Staff Summary of Public Testimony:

(In support) The state is pressing cities to annex unincorporated areas to better meet the needs of the people in the unincorporated areas. To encourage this effort, the Legislature authorized this tax for small cities to provide funds when services costs will exceed revenue. A funding gap would exist if Seattle or Burien annexed North Highline. Both would provide different service levels. The city of Seattle was excluded from the bill last year. This would create a level playing field. However, the percentages in the existing law are not equitable for smaller cities seeking to annex areas. Burien and Seattle are encouraged to work together to provide an amendment that would authorize this funding for Seattle and also increase the rate for smaller cities. The total rate cap was inadvertently removed and needs to be restored. Vancouver is the 4th largest city. We are not included in the statute, but annexation is an important part of our business plan. Annexation would allow us to provide services efficiently. Cities are logical service providers to unincorporated urban growth areas. Allowing Vancouver to impose the tax would provide necessary funds to support these services. The funds would allow us to more effectively implement our annexation plan. Vancouver is contemplating many annexations. One or two of these annexations would meet the population threshold. The city of Seattle would provide a higher level of services to North Highline. Burien can not afford to annex North Highline. Allowing the city of Seattle to annex North Highline would produce the best results for the citizens of North Highline. Seattle is a great city and needs room to expand. It is patently unfair to exclude Seattle from revenue available to all other cities. The North Highline/White Center area has to be annexed in its entirety, not piecemeal.
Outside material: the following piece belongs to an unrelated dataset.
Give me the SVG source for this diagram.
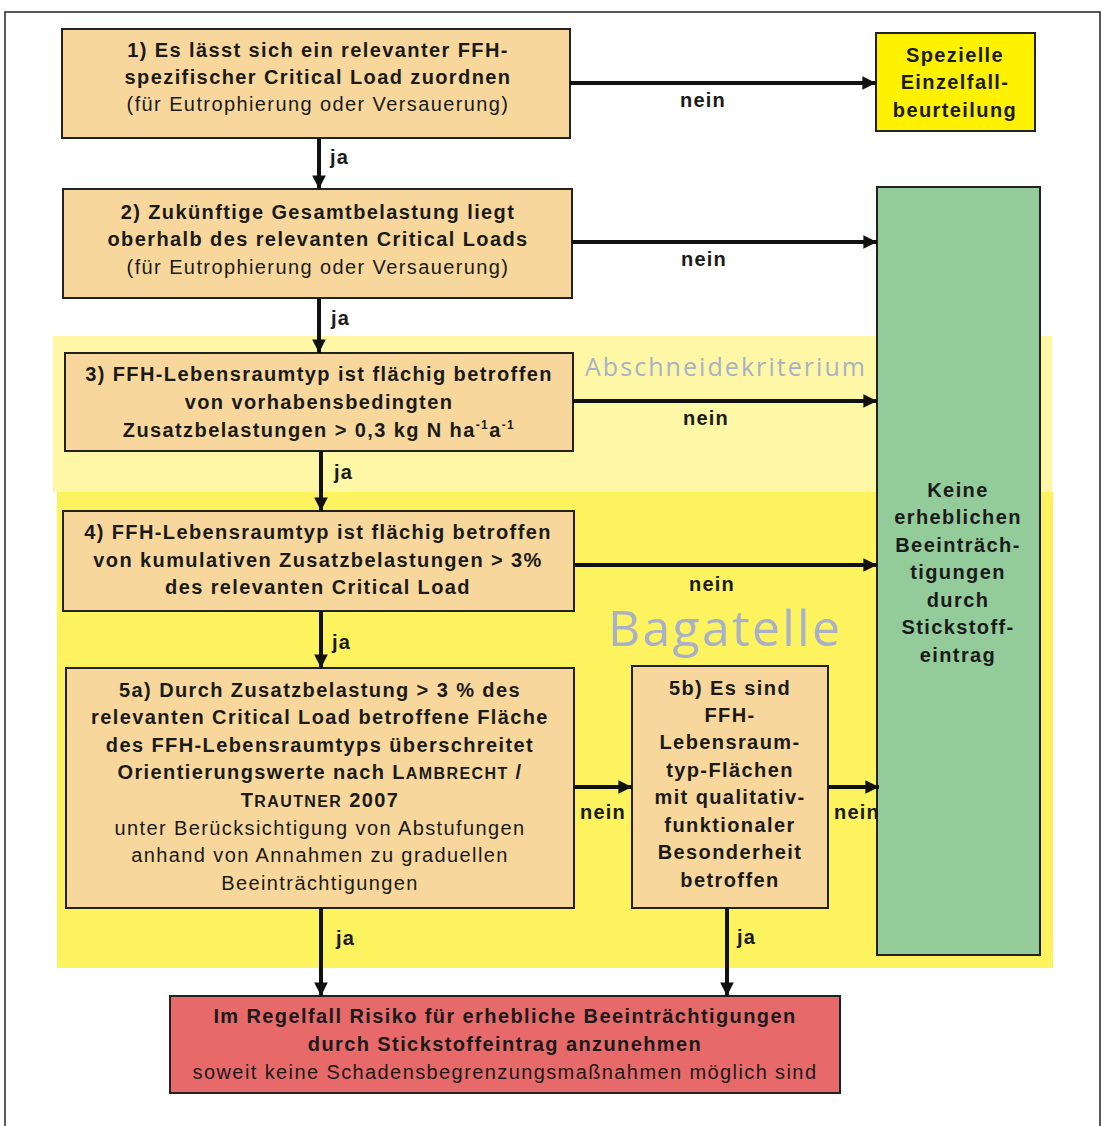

(Concerns) The City of Burien has been looking at annexing the North Highline area for four years. Even though the tax rate for Seattle is lower, they would secure substantially more money for annexing the same area. This creates an unfair competitive advantage for one city over the other. We would like to see a more equitable solution in the legislation.

(Opposed) None.

Persons Testifying: (In support) Representative McDermott, prime sponsor; Dwight Dively and Kenny Pittman, City of Seattle; Susan Wallace, City of Vancouver; Peggy Weiss, Carlos Jingney and Leticia Riojas, White Center; Karen Veloria, East Gate Public Health Center; Ron Seale, Burien Residents Against Annexation; Jerry Seidl and Stephanie Dotson, North Highland; Mark Lifkes, White Center and North Highland; Melinda Bloom; Sharon Maeda; and Claire Henson and Butch Henderson, Boulevard Park Community Study Group.

(Concerns) Joan McGilton, City of Burien.

Persons Signed In To Testify But Not Testifying: None.